Reporter Inez Sainz has the right to wear whatever she wants. Jeans that cling like a second skin, belly-baring tops, necklines that just about burst with cleavage. It's all her choice. I'm guessing her employer, the Mexican television channel Azteca, does not have much of a dress policy, or it has decided to follow the mantra 'sex sells' and to let Ms. Sainz sell the station's programming the best she knew how.
Now there is absolutely no excuse for the juvenile behavior of the New York Jets coaches and players in the locker room last Saturday, but Sainz would be more than disingenuous if she said the behavior was surprising. I suspect the sports reporter has found that her style opens many locker doors, giving her access to teams and athletes. I have no doubt that she understands fully that her clothes play a role in how she is perceived and how she gets her job done.

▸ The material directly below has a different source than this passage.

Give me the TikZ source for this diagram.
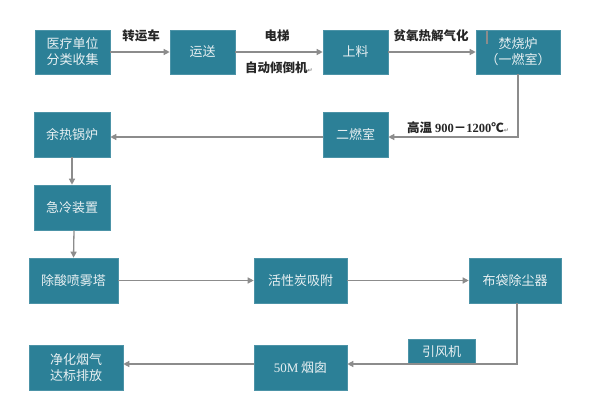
\documentclass[tikz,border=0pt]{standalone}
\usepackage{fontspec}
\setmainfont{Noto Sans CJK SC}
\newfontfamily\cjk{Noto Sans CJK SC}
\newfontfamily\numfont{Liberation Serif}
\newfontfamily\symfont{DejaVu Sans}
\usetikzlibrary{arrows.meta}
\definecolor{boxfill}{RGB}{44,128,151}
\definecolor{boxtext}{RGB}{232,240,242}
\definecolor{arrgray}{RGB}{140,140,140}
\newcommand\retmark{{\symfont\fontsize{6}{7}\selectfont\color{gray}↵}}
\tikzset{
  procbox/.style={draw=boxfill!85!white, line width=0.6pt, fill=boxfill, text=boxtext,
    font=\cjk\fontsize{13}{16}\selectfont, align=center, inner sep=0pt,
    minimum height=45pt},
  arr/.style={draw=arrgray, line width=1.3pt, -{Triangle[width=6pt,length=6pt]}},
  lbl/.style={font=\cjk\bfseries\fontsize{12.5}{15}\selectfont, text=black!85, inner sep=0pt}
}
\begin{document}
\begin{tikzpicture}[x=1pt,y=-1pt]
\useasboundingbox (0,0) rectangle (600,401);
\fill[white] (0,0) rectangle (600,401);
% top row
\node[procbox, minimum width=75pt, minimum height=44pt] (b1) at (72.5,52) {医疗单位\\分类收集};
\node[procbox, minimum width=65pt, minimum height=44pt] (b2) at (202.5,52) {运送};
\node[procbox, minimum width=65pt, minimum height=44pt] (b3) at (355.5,52) {上料};
\node[procbox, minimum width=84pt, minimum height=44pt] (b4) at (518,52) {焚烧炉\\（一燃室）};
\draw[arrgray, line width=1.2pt] (487,31) -- (487,44);
% second row
\node[procbox, minimum width=65pt] (b5) at (355.5,134.5) {二燃室};
\node[procbox, minimum width=76pt] (b6) at (72,134.5) {余热锅炉};
\node[procbox, minimum width=76pt] (b7) at (72,207.5) {急冷装置};
% third row
\node[procbox, minimum width=89pt] (b8) at (73.5,280.5) {除酸喷雾塔};
\node[procbox, minimum width=93pt] (b9) at (300.5,280.5) {活性炭吸附};
\node[procbox, minimum width=92pt] (b10) at (515,280.5) {布袋除尘器};
% bottom row
\node[procbox, minimum width=67pt, minimum height=25pt] (b11) at (441.5,351.5) {引风机};
\node[procbox, minimum width=93pt] (b12) at (300.5,367.5) {{\numfont 50M} 烟囱};
\node[procbox, minimum width=94pt] (b13) at (76,367.5) {净化烟气\\达标排放};
% connectors
\draw[arr] (b1.east) -- (b2.west);
\draw[arr] (b2.east) -- (b3.west);
\draw[arr] (b3.east) -- (b4.west);
\draw[arr] (b4.south) |- ([yshift=-2.5pt]b5.east);
\draw[arr] ([yshift=-2.5pt]b5.west) -- ([yshift=-2.5pt]b6.east);
\draw[arr] (b6.south) -- (b7.north);
\draw[arr] ([xshift=2pt]b7.south) -- (b8.north);
\draw[arr] (b8.east) -- (b9.west);
\draw[arr] (b9.east) -- (b10.west);
\draw[arr] ([xshift=2pt]b10.south) |- ([yshift=3.5pt]b12.east);
\draw[arr] ([yshift=3.5pt]b12.west) -- ([yshift=3.5pt]b13.east);
% labels
\node[lbl] (l1) at (141,36) {转运车};
\node[lbl] (l2) at (277,36) {电梯};
\node[lbl, anchor=west] (l3) at (245,68) {自动倾倒机\retmark};
\node[lbl] (l4) at (431,36) {贫氧热解气化};
\node[lbl, anchor=west] (l5) at (407,128) {高温 {\numfont\bfseries 900}－{\numfont\bfseries 1200}℃\retmark};
\end{tikzpicture}
\end{document}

We must always remember that claiming our freedoms require us to also claim responsibilities and acceptance of consequences. Young (mostly) black men have the right to wear their pants under their behinds to show off their colorful boxers, boxer-briefs and tighty-whities. When they unwrap that right, they cannot leave societal assumptions in the box. There is no complaining about societal perceptions and judgments when anyone wears a look associated with criminals. Police officers will slow down as they walk by, shopkeepers and store clerks will put their hand to hover just over the silent alarm when they enter, and women will give them wide berth and clutch their purses when they see them.